| Given problem |
From the first line of the listing below, retype each line up to and including the one with "Chart.register(...registerables);"; pictures stay out.
─── Source data
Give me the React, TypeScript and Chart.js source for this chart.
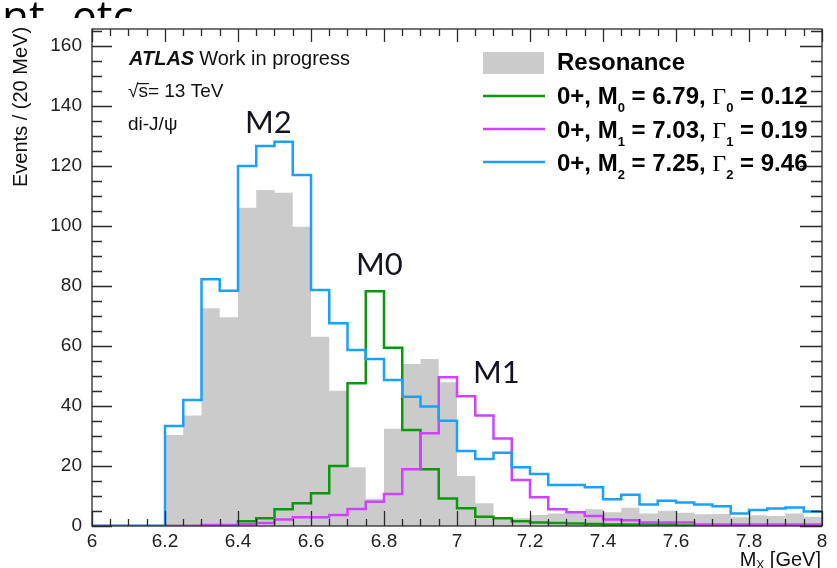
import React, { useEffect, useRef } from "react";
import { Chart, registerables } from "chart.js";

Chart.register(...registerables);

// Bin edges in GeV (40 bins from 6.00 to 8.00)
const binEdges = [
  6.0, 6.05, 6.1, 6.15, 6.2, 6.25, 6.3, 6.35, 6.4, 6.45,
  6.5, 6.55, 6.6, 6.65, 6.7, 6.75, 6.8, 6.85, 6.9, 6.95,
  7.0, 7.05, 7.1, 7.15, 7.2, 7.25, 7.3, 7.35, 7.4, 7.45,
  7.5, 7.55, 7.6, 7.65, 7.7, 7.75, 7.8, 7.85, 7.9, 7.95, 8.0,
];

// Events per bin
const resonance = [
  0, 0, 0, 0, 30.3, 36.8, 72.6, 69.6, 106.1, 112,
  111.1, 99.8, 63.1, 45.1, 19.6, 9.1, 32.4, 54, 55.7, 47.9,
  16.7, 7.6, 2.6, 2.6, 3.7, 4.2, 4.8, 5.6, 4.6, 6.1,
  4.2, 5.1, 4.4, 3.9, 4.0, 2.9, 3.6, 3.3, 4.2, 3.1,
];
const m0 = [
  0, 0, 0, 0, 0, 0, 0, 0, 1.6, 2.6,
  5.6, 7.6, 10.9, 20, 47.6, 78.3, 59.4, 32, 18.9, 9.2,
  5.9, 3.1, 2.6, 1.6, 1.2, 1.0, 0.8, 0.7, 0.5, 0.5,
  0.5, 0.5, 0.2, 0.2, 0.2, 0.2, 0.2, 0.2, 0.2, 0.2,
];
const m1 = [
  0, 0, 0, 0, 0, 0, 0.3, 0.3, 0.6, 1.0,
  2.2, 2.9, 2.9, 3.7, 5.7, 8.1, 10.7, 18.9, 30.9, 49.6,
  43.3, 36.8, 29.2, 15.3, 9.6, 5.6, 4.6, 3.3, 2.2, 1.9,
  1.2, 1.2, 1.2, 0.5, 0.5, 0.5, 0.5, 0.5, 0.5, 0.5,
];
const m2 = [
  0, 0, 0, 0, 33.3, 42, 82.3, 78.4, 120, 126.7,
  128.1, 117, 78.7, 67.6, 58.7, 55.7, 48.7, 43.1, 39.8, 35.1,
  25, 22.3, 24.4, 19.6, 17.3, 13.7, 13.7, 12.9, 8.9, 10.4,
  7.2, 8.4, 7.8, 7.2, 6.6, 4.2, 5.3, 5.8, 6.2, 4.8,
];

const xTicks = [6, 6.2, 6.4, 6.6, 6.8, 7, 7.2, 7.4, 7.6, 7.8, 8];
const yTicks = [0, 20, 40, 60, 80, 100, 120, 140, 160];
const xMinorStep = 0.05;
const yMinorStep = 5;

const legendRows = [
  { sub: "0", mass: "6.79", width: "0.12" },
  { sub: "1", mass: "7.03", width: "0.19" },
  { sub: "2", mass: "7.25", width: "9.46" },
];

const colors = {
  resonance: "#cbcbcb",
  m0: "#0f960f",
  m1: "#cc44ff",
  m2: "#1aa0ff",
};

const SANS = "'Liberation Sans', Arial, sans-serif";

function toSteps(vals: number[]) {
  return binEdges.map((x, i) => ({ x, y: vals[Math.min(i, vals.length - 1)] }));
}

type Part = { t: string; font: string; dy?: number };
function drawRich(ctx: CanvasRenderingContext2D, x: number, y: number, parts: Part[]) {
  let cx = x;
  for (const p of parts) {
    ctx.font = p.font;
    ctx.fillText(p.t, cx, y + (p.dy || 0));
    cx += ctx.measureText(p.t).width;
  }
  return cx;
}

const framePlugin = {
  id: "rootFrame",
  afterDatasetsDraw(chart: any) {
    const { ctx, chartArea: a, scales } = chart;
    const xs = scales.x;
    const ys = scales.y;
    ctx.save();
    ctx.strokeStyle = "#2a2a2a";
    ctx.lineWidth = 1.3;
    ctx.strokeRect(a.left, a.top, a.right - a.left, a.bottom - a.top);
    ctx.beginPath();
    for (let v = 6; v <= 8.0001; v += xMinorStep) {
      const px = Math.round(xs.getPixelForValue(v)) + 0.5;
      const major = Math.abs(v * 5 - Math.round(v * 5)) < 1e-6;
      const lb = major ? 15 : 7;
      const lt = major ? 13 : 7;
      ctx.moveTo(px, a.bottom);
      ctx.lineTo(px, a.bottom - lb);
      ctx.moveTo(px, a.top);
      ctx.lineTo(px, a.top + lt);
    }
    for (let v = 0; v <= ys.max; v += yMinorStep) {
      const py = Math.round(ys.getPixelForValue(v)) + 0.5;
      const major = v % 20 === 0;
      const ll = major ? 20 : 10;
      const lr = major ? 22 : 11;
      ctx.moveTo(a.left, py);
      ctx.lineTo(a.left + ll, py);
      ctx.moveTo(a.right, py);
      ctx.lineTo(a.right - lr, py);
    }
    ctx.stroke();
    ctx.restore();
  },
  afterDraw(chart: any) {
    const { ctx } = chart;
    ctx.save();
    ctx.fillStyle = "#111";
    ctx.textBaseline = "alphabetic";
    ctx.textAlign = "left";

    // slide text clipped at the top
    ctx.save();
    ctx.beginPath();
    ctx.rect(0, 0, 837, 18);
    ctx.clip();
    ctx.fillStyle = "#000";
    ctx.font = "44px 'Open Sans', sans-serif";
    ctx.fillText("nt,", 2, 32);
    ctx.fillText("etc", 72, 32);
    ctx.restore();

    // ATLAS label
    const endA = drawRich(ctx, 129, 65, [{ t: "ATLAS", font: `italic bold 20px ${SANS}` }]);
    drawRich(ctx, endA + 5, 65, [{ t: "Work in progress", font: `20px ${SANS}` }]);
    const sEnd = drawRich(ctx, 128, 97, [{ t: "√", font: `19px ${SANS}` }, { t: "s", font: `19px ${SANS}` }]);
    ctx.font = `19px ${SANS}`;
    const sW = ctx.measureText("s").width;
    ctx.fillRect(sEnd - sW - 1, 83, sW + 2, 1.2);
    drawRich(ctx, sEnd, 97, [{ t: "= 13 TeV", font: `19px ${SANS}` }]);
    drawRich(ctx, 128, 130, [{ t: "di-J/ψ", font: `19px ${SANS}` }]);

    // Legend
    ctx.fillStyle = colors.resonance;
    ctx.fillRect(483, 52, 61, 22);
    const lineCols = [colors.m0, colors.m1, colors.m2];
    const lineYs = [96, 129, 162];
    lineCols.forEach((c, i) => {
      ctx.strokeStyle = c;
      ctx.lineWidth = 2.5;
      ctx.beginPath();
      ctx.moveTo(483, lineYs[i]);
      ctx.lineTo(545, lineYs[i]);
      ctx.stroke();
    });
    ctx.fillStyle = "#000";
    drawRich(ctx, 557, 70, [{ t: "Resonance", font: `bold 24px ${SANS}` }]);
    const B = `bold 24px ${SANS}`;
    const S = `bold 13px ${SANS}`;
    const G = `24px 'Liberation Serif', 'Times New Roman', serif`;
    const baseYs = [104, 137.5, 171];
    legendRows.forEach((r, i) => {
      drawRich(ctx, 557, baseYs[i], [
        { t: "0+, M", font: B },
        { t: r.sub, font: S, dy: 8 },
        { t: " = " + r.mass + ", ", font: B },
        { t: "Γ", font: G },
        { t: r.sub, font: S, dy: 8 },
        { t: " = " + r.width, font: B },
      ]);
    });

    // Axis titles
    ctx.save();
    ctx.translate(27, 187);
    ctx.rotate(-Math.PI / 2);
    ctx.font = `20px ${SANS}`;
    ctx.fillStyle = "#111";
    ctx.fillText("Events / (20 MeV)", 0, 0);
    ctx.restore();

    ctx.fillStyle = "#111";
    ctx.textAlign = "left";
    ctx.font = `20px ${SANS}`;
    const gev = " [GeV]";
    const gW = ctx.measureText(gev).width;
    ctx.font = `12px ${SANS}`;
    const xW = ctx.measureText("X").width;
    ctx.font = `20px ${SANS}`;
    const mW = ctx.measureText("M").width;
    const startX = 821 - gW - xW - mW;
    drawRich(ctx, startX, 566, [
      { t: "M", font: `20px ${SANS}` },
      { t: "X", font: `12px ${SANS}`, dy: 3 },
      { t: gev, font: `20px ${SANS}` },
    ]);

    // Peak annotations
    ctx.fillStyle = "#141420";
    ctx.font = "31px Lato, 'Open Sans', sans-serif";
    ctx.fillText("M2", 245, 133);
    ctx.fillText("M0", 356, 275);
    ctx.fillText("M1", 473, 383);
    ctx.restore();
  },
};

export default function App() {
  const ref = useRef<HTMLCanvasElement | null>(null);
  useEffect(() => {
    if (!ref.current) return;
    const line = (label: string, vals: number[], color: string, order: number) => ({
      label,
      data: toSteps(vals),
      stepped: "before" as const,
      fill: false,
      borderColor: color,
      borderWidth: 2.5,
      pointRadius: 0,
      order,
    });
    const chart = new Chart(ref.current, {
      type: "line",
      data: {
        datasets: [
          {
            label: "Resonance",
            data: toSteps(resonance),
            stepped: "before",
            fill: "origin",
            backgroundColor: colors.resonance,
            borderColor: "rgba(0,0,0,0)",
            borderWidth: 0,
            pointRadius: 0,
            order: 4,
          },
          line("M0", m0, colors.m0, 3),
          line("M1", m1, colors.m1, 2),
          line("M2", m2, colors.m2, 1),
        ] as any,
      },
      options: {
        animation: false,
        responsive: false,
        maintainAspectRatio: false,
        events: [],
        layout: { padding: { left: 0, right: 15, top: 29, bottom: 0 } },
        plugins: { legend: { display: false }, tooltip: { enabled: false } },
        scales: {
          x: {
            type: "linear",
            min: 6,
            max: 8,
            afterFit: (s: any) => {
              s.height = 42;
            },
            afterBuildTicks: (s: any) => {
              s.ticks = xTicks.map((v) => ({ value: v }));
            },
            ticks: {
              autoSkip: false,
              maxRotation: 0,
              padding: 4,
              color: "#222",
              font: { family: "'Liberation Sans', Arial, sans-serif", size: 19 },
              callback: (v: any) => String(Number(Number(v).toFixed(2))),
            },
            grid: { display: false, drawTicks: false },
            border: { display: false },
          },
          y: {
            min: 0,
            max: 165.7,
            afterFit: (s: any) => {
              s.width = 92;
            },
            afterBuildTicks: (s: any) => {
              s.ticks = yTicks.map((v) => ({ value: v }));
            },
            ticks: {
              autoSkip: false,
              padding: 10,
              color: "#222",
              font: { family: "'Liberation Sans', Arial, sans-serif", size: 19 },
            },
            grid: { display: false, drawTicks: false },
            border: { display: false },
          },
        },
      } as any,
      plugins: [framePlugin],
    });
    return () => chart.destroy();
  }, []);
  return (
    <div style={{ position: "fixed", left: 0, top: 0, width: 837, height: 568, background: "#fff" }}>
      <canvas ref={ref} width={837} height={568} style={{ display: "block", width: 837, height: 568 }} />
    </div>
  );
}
──────
| Response |
Give me the React, TypeScript and Chart.js source for this chart.
import React, { useEffect, useRef } from "react";
import { Chart, registerables } from "chart.js";

Chart.register(...registerables);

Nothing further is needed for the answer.